Nouvellement arrivé, en solo, sur la scène française avec son album Zoma Zoma sorti le 28 juin dernier, Charles Kely ne fait qu’affirmer une carrière musicale déjà bien remplie. Ancien musicien de Rajery, chanteur et guitariste malgache, il multiplie aujourd’hui les collaborations, notamment avec la Tchadienne Mounira Mitchala. Installé en France, Kely – « le petit » en langue malgache – veut décloisonner la musique malgache avec son style baptisé « Open Gasy », volontairement ouvert sur le monde.
Ce soir-là, au Zèbre (Paris XXe, les 19 et 20 mai derniers), il joue avec le saxophoniste Alain Déboisât de Sixun, le Congolais Émile Biayenda des Tambours de Brazza et Julio Rakotonanahary. La salle est pleine. Sur scène, il arrive discrètement, presque timidement.
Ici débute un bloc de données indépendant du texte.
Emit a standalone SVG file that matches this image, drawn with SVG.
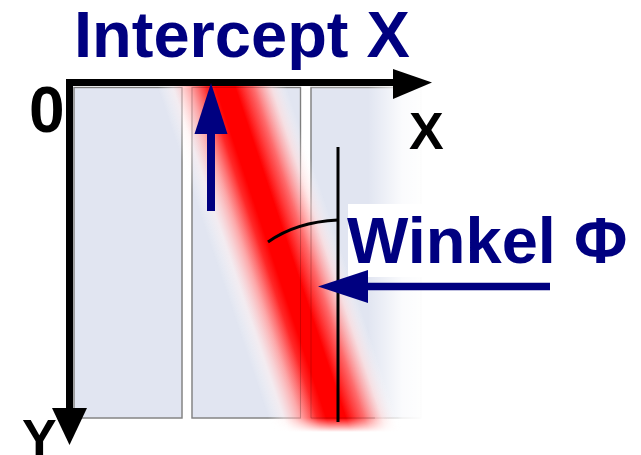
<svg xmlns="http://www.w3.org/2000/svg" width="641" height="455" viewBox="0 0 641 455">
  <style>
    .panel { fill: #e1e5f1; stroke: #9a9a9a; stroke-width: 1.5; }
    .panelEdge { fill: none; stroke: #000; stroke-opacity: 0.18; stroke-width: 1; }
    .axis { stroke: #000; stroke-width: 7; fill: none; }
    .axisHead { fill: #000; }
    .blue { fill: #000080; }
    .blueLine { stroke: #000080; fill: none; }
    .lblBlue { font-family: "Liberation Sans", Arial, sans-serif; font-weight: bold; fill: #000080; }
    .lblBlack { font-family: "Liberation Sans", Arial, sans-serif; font-weight: bold; fill: #000; }
  </style>
  <defs>
    <linearGradient id="bandGrad" x1="0" y1="0" x2="1" y2="0">
      <stop offset="0" stop-color="#ffffff" stop-opacity="0"/>
      <stop offset="0.12" stop-color="#fff0f0" stop-opacity="0.6"/>
      <stop offset="0.25" stop-color="#ffa0a0" stop-opacity="0.9"/>
      <stop offset="0.38" stop-color="#ff2828"/>
      <stop offset="0.45" stop-color="#ff0000"/>
      <stop offset="0.6" stop-color="#ff0000"/>
      <stop offset="0.74" stop-color="#ff6464" stop-opacity="0.95"/>
      <stop offset="0.88" stop-color="#ffdcdc" stop-opacity="0.7"/>
      <stop offset="1" stop-color="#ffffff" stop-opacity="0"/>
    </linearGradient>
    <linearGradient id="fadeRight" x1="0" y1="0" x2="1" y2="0">
      <stop offset="0" stop-color="#ffffff" stop-opacity="0"/>
      <stop offset="0.6" stop-color="#ffffff" stop-opacity="0.85"/>
      <stop offset="1" stop-color="#ffffff" stop-opacity="1"/>
    </linearGradient>
    <linearGradient id="maskGrad" gradientUnits="userSpaceOnUse" x1="0" y1="82" x2="0" y2="432">
      <stop offset="0" stop-color="#fff"/>
      <stop offset="0.96" stop-color="#fff"/>
      <stop offset="1" stop-color="#000"/>
    </linearGradient>
    <mask id="bandMask" maskUnits="userSpaceOnUse" x="0" y="0" width="641" height="455">
      <rect x="0" y="82" width="641" height="350" fill="url(#maskGrad)"/>
    </mask>
  </defs>

  <g id="panels">
    <rect id="panel1" class="panel" x="74" y="87.5" width="108" height="330.5"/>
    <rect id="panel2" class="panel" x="192" y="87.5" width="108.5" height="330.5"/>
    <rect id="panel3" class="panel" x="311" y="87.5" width="110" height="330.5"/>
    <rect id="fade" x="368" y="84" width="57" height="340" fill="url(#fadeRight)"/>
  </g>

  <g id="band" mask="url(#bandMask)">
    <g transform="skewX(18.5)">
      <rect x="128" y="82" width="130" height="350" fill="url(#bandGrad)"/>
    </g>
  </g>

  <g id="panelEdges">
    <rect class="panelEdge" x="74" y="87.5" width="108" height="330.5"/>
    <rect class="panelEdge" x="192" y="87.5" width="108.5" height="330.5"/>
    <path class="panelEdge" d="M311,87.5 V418 H375"/>
  </g>

  <g id="winkel-label">
    <rect x="348" y="204" width="280" height="73" fill="#ffffff"/>
    <text class="lblBlue" x="347" y="263" font-size="65">Winkel Φ</text>
  </g>

  <g id="intercept-label">
    <text class="lblBlue" x="74" y="57" font-size="65">Intercept X</text>
  </g>

  <g id="label-0">
    <text class="lblBlack" x="29" y="132" font-size="64">0</text>
  </g>
  <g id="label-x">
    <text class="lblBlack" x="409" y="149" font-size="52">X</text>
  </g>
  <g id="label-y">
    <text class="lblBlack" x="22" y="456" font-size="52">Y</text>
  </g>

  <g id="connectors">
    <line x1="338" y1="147" x2="338" y2="422" stroke="#000" stroke-width="3"/>
    <path d="M268,242 Q296,222 338,220" fill="none" stroke="#000" stroke-width="3"/>
    <line class="axis" x1="66" y1="82.5" x2="396" y2="82.5"/>
    <polygon class="axisHead" points="393,69 432,82.5 393,99"/>
    <line class="axis" x1="69.5" y1="79" x2="69.5" y2="410"/>
    <polygon class="axisHead" points="52,408 87,408 69.5,445"/>
    <line class="blueLine" x1="211" y1="130" x2="211" y2="211" stroke-width="8"/>
    <polygon class="blue" points="211,83 227.5,134 194.5,134"/>
    <line class="blueLine" x1="364" y1="286.5" x2="550" y2="286.5" stroke-width="7.5"/>
    <polygon class="blue" points="318,286.5 368,270 368,303"/>
  </g>
</svg>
Et pourtant
Le musicien n’a pas peur de se mettre en danger dès la première chanson avec un solo de guitare et de voix. Une musique puissante qu’il n’hésite pas à faire durer. S’il prend son temps, il ne ménage pas son talent et la technicité des morceaux en témoigne, tout autant que la qualité des professionnels qui l’accompagnent. À 46 ans, Charles Kely se lance véritablement en solo sur la scène musicale, après avoir bourlingué à travers le monde aux côtés de Rajery, le « prince de la valiha », véritable « star malgache » qui a franchi les frontières de l’île pour entrer dans la famille de la « world music ». Avec lui, dès 1996, Charles travaille avec le Label Bleu de Mousset. Le fondateur du festival des Musiques métisses d’Angoulême invite régulièrement Rajery et ses musiciens à son événement annuel. « À Angoulême, je me suis fait beaucoup d’amis. Je m’y suis attaché« , explique le chanteur à la voix douce et posée. Il s’installe donc dans la cité charentaise au cours des années 2000. À la même époque, il commence à reprendre, seul, ses compositions de jeune homme pour les enrichir. « J’ai toujours écrit des chansons sur le quotidien à Madagascar, sur la vie en général. Tout est source d’inspiration pour moi : les films à la télévision, ce que je vois, ce que j’entends et ce que je vis tous les jours« , explique-t-il.
Enfant, Jean-Charles Razanakoto de son vrai nom, chante déjà à l’Église et lors des cérémonies traditionnelles des Hauts-Plateaux, dans la capitale Tananarive où il grandit. C’est là que son surnom « Kely », le petit, se répand parmi ses amis. Sa mère lui offre sa première guitare à 8 ans et il est très vite bercé par les airs folk américains, repris en langue malgache par le groupe Mahaleo dès les années soixante-dix. Il s’y essaie avec ses quatre frères au sein de leur propre groupe les Zana Rotsy dès 1983. De plateaux télévisés en scènes locales, ils diffusent leurs titres. Charles est le compositeur de cette fratrie soudée qui continue de jouer à l’occasion, lors des retours de « Kely » au pays. Au décès de l’un de ses frères aînés, en août dernier, Charles lui a rendu hommage en organisant un concert à Paris avec le répertoire des Zana Rotsy.
Lors de toutes ces prestations solo, il ne manque pas de jouer quelques-uns de leurs morceaux, dont le célèbre Ifarakely – prénom d’une jeune fille, littéralement la « petite dernière » d’une famille. Il l’a travaillé depuis, pour le faire entrer pleinement dans son propre style musical, celui qu’il baptise « l’Open Gasy ». « Je n’ai pas envie d’être mis dans une case parce que je fais de la musique avec plusieurs influences alors je trouvais que ce terme évoquait cette ouverture », explique-t-il. L’ouverture de la musique malgache – gasy étant l’abréviation de malgache – passe une diversité de sons et d’instruments puisée dans les répertoires du jazz, blues, folk, bossa-nova, rock mais aussi les musiques traditionnelles de l’île rouge. Une diversité qu’il entretient par ses multiples collaborations avec des artistes de tous horizons, de la Tchadienne Mounira au percussionniste breton Erwan Guirriec avec qui il tourne en duo guitare-voix-percussions. Mais lorsqu’il chante, c’est toujours en langue malgache, celle où « j’exprime le mieux ce que je ressens », confie-t-il.
Pour son deuxième album – Zoma, Zoma – sorti le 28 juin dernier, Charles Kely a travaillé avec la maison de production indépendante Laterit Production, fondée par Marie-Clémence et César Paes. Producteurs et co-réalisateurs du film sur les « Mahaleo », entre autres, ils marquent une nouvelle fois leur engagement en faveur des voix artistiques contemporaines malgaches.